■ WRITTEN EXERCISE ■
Copy out all lines of the records in which the word "Output" appears.

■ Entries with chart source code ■
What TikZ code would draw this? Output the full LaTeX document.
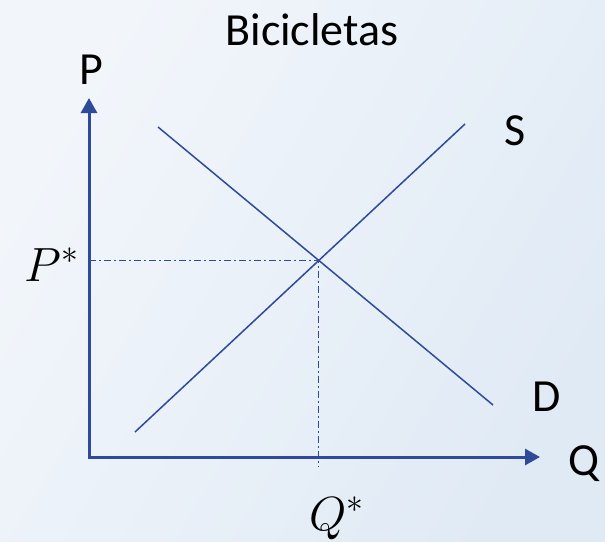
\RequirePackage{fix-cm}
\documentclass[tikz,border=0pt]{standalone}
\usepackage{fontspec}
\setmainfont{Carlito}
\usetikzlibrary{arrows.meta}
\definecolor{linecol}{HTML}{2F4A98}
\definecolor{bgA}{HTML}{F2F6FB}
\definecolor{bgB}{HTML}{E0EAF5}
\tikzset{
  axisline/.style={draw=linecol, line width=3pt, -{Triangle[length=15pt,width=16pt]}},
  curveline/.style={draw=linecol, line width=1.5pt},
  guideline/.style={draw=linecol, line width=1.2pt, dash pattern=on 7pt off 3pt on 2pt off 3pt},
  lbl/.style={inner sep=0pt, anchor=base, font=\fontsize{46}{52}\selectfont},
  mlbl/.style={inner sep=0pt, anchor=base, font=\fontsize{48}{54}\selectfont}
}
\begin{document}
\begin{tikzpicture}[x=1pt,y=-1pt]
\useasboundingbox (0,0) rectangle (605,541);
\shade[left color=bgA, right color=bgB, shading angle=60] (0,0) rectangle (605,541);
\coordinate (O) at (89,457);
\coordinate (Ptop) at (89,98);
\coordinate (Qend) at (540,457);
\coordinate (S1) at (135,432);
\coordinate (S2) at (465,124);
\coordinate (D1) at (158,127);
\coordinate (D2) at (493,405);
\coordinate (E) at (intersection of S1--S2 and D1--D2);
\coordinate (Pax) at (O |- E);
\coordinate (Qax) at ([yshift=-9pt]E |- O);
\draw[guideline] (Pax) -- (E) -- (Qax);
\draw[curveline] (S1) -- (S2);
\draw[curveline] (D1) -- (D2);
\draw[axisline] ([yshift=-1.5pt]O) -- (Ptop);
\draw[axisline] ([xshift=-1.5pt]O) -- (Qend);
\node[lbl] (title) at (312,45) {Bicicletas};
\node[lbl] (Plbl) at (91,84) {P};
\node[lbl] (Slbl) at (515,145) {S};
\node[lbl] (Dlbl) at (547,411) {D};
\node[lbl] (Qlbl) at (584,475) {Q};
\node[mlbl] (Pstar) at (52,281) {$P^*$};
\node[mlbl] (Qstar) at (337,530) {$Q^*$};
\end{tikzpicture}
\end{document}
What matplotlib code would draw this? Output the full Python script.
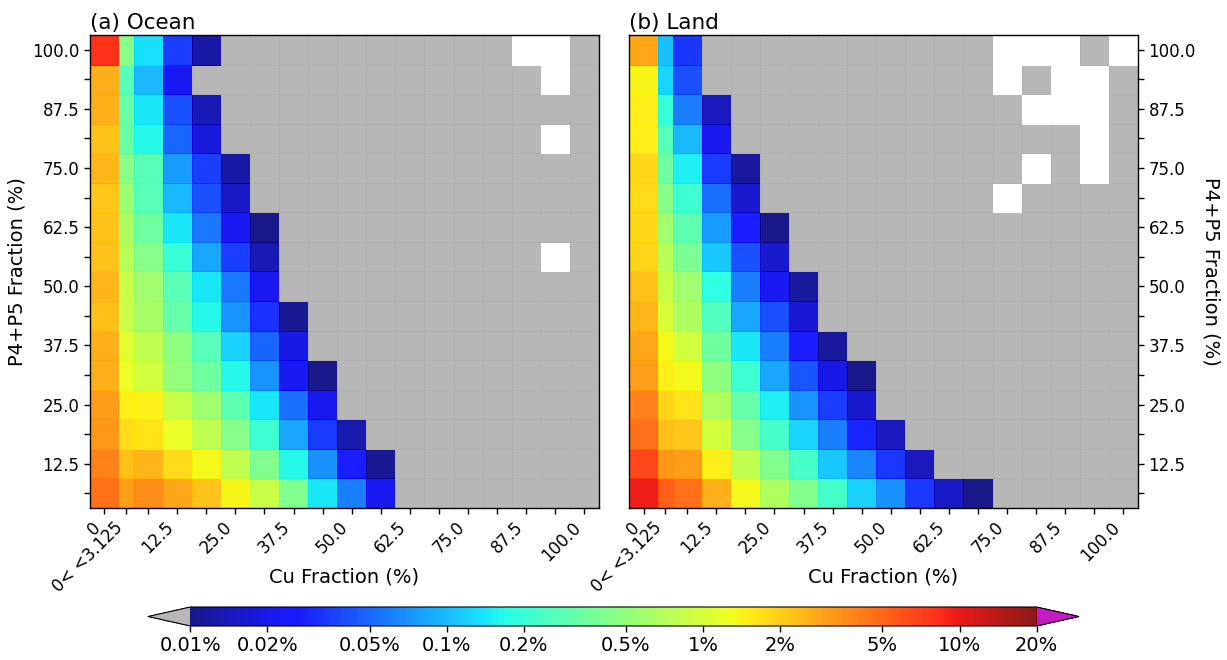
import numpy as np
import matplotlib
matplotlib.use('Agg')
import matplotlib.pyplot as plt
from matplotlib.colors import LogNorm

N = np.nan

# frequency (%) per bin, rows from P4+P5 = 100 (top) down to 6.25 (bottom)
# columns: Cu = 0, 0<Cu<3.125, 6.25, 12.5, ... 100
# 0 -> below colour range (grey), nan -> no data (white)
ocean = [
    [8.0, 0.46, 0.134, 0.035, 0.0122, 0, 0, 0, 0, 0, 0, 0, 0, 0, 0, N, N, 0],
    [2.6, 0.27, 0.096, 0.022, 0, 0, 0, 0, 0, 0, 0, 0, 0, 0, 0, 0, N, 0],
    [2.6, 0.33, 0.143, 0.041, 0.0138, 0, 0, 0, 0, 0, 0, 0, 0, 0, 0, 0, 0, 0],
    [2.2, 0.33, 0.167, 0.049, 0.0185, 0, 0, 0, 0, 0, 0, 0, 0, 0, 0, 0, N, 0],
    [2.45, 0.46, 0.27, 0.076, 0.035, 0.0122, 0, 0, 0, 0, 0, 0, 0, 0, 0, 0, 0, 0],
    [2.1, 0.55, 0.27, 0.096, 0.041, 0.0154, 0, 0, 0, 0, 0, 0, 0, 0, 0, 0, 0, 0],
    [2.2, 0.65, 0.35, 0.143, 0.056, 0.0213, 0.0102, 0, 0, 0, 0, 0, 0, 0, 0, 0, 0, 0],
    [2.2, 0.73, 0.44, 0.195, 0.083, 0.035, 0.0138, 0, 0, 0, 0, 0, 0, 0, 0, 0, N, 0],
    [2.45, 0.86, 0.57, 0.28, 0.143, 0.056, 0.0213, 0, 0, 0, 0, 0, 0, 0, 0, 0, 0, 0],
    [2.25, 0.86, 0.62, 0.32, 0.165, 0.072, 0.031, 0.0109, 0, 0, 0, 0, 0, 0, 0, 0, 0, 0],
    [2.65, 1.12, 0.80, 0.48, 0.27, 0.118, 0.049, 0.0195, 0, 0, 0, 0, 0, 0, 0, 0, 0, 0],
    [2.65, 1.2, 0.94, 0.51, 0.35, 0.165, 0.072, 0.0213, 0.0102, 0, 0, 0, 0, 0, 0, 0, 0, 0],
    [3.15, 1.5, 1.43, 0.86, 0.57, 0.29, 0.143, 0.053, 0.0206, 0, 0, 0, 0, 0, 0, 0, 0, 0],
    [3.25, 1.8, 1.65, 1.2, 0.80, 0.44, 0.21, 0.083, 0.034, 0.013, 0, 0, 0, 0, 0, 0, 0, 0],
    [3.95, 2.25, 2.45, 1.8, 1.37, 0.80, 0.41, 0.165, 0.069, 0.027, 0.0109, 0, 0, 0, 0, 0, 0, 0],
    [4.6, 3.05, 3.5, 2.85, 2.2, 1.4, 0.86, 0.41, 0.143, 0.06, 0.0213, 0, 0, 0, 0, 0, 0, 0],
]

land = [
    [2.85, 0.103, 0.033, 0, 0, 0, 0, 0, 0, 0, 0, 0, 0, N, N, N, 0, N],
    [1.4, 0.123, 0.041, 0, 0, 0, 0, 0, 0, 0, 0, 0, 0, N, 0, N, N, 0],
    [1.5, 0.195, 0.06, 0.0146, 0, 0, 0, 0, 0, 0, 0, 0, 0, 0, N, N, N, 0],
    [1.5, 0.27, 0.096, 0.0206, 0, 0, 0, 0, 0, 0, 0, 0, 0, 0, 0, 0, N, 0],
    [1.85, 0.35, 0.152, 0.034, 0.0115, 0, 0, 0, 0, 0, 0, 0, 0, 0, N, 0, N, 0],
    [1.8, 0.44, 0.21, 0.053, 0.0165, 0, 0, 0, 0, 0, 0, 0, 0, N, 0, 0, 0, 0],
    [1.85, 0.57, 0.29, 0.076, 0.027, 0.0102, 0, 0, 0, 0, 0, 0, 0, 0, 0, 0, 0, 0],
    [1.9, 0.73, 0.40, 0.109, 0.041, 0.0165, 0, 0, 0, 0, 0, 0, 0, 0, 0, 0, 0, 0],
    [2.25, 0.86, 0.57, 0.18, 0.06, 0.0213, 0.0115, 0, 0, 0, 0, 0, 0, 0, 0, 0, 0, 0],
    [2.45, 1.0, 0.67, 0.26, 0.083, 0.041, 0.0174, 0, 0, 0, 0, 0, 0, 0, 0, 0, 0, 0],
    [2.85, 1.37, 0.94, 0.35, 0.143, 0.06, 0.027, 0.0115, 0, 0, 0, 0, 0, 0, 0, 0, 0, 0],
    [3.05, 1.5, 1.37, 0.48, 0.21, 0.083, 0.044, 0.0195, 0.0101, 0, 0, 0, 0, 0, 0, 0, 0, 0],
    [3.95, 1.9, 1.65, 0.67, 0.32, 0.152, 0.072, 0.035, 0.0165, 0, 0, 0, 0, 0, 0, 0, 0, 0],
    [4.6, 2.25, 2.1, 0.94, 0.44, 0.23, 0.123, 0.06, 0.029, 0.0146, 0, 0, 0, 0, 0, 0, 0, 0],
    [6.5, 3.25, 3.05, 1.5, 0.80, 0.41, 0.23, 0.109, 0.064, 0.033, 0.0146, 0, 0, 0, 0, 0, 0, 0],
    [9.8, 5.4, 4.6, 2.65, 1.37, 0.67, 0.41, 0.23, 0.118, 0.069, 0.033, 0.0154, 0.0101, 0, 0, 0, 0, 0],
]

# bin edges (%)
cu_edges = [-6.25, 0, 3.125] + [3.125 + 6.25 * k for k in range(1, 17)]
p45_edges = [3.125 + 6.25 * k for k in range(17)]
cu_labels = ['0', '0< <3.125', ''] + [('%.1f' % (6.25 * k) if k % 2 == 0 else '') for k in range(2, 17)]
cb_ticks = [0.01, 0.02, 0.05, 0.1, 0.2, 0.5, 1, 2, 5, 10, 20]

cmap = plt.get_cmap('jet').copy()
cmap.set_under('#b0b0b0')
cmap.set_over('#bf00bf')
cmap.set_bad('white')
norm = LogNorm(vmin=0.01, vmax=20)

xc = [(a + b) / 2 for a, b in zip(cu_edges[:-1], cu_edges[1:])]
yc = [(a + b) / 2 for a, b in zip(p45_edges[:-1], p45_edges[1:])]

fig = plt.figure(figsize=(12.27, 6.6), dpi=100)
ax1 = fig.add_axes([0.0733, 0.2303, 0.4149, 0.7167])
ax2 = fig.add_axes([0.5126, 0.2303, 0.4149, 0.7167])
cax = fig.add_axes([0.1206, 0.0515, 0.7588, 0.0288])

for ax, data, title in [(ax1, ocean, '(a) Ocean'), (ax2, land, '(b) Land')]:
    vals = np.array(data, dtype=float)[::-1]
    vals = np.where(vals == 0, 1e-4, vals)
    vals = np.ma.masked_invalid(vals)
    mesh = ax.pcolormesh(cu_edges, p45_edges, vals, cmap=cmap, norm=norm,
                         alpha=0.9, edgecolors='face', linewidth=0.4)
    ax.set_xlim(cu_edges[0], cu_edges[-1])
    ax.set_ylim(p45_edges[0], p45_edges[-1])
    ax.set_xticks(xc)
    ax.set_xticklabels(cu_labels, rotation=45, ha='right', fontsize=12)
    ax.set_yticks(yc)
    ax.set_yticklabels([('%.1f' % y if i % 2 == 1 else '') for i, y in enumerate(yc)], fontsize=12)
    ax.tick_params(length=4, width=1)
    ax.set_xlabel('Cu Fraction (%)', fontsize=14)
    ax.xaxis.set_label_coords(0.5, -0.125)
    ax.set_ylabel('P4+P5 Fraction (%)', fontsize=14)
    ax.set_title(title, loc='left', fontsize=15.5, pad=4)
    for s in ax.spines.values():
        s.set_linewidth(1)

ax2.yaxis.tick_right()
ax2.yaxis.set_label_position('right')
ax2.set_ylabel('P4+P5 Fraction (%)', fontsize=14, rotation=270, labelpad=18)

cb = fig.colorbar(mesh, cax=cax, orientation='horizontal', extend='both')
cb.set_ticks(cb_ticks)
cb.set_ticklabels(['%g%%' % t for t in cb_ticks])
cb.ax.tick_params(labelsize=14, length=4, width=1)
cb.ax.minorticks_off()

fig.savefig('out.png', dpi=100)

■ REPLY TO THE EXERCISE ■
What TikZ code would draw this? Output the full LaTeX document.
What matplotlib code would draw this? Output the full Python script.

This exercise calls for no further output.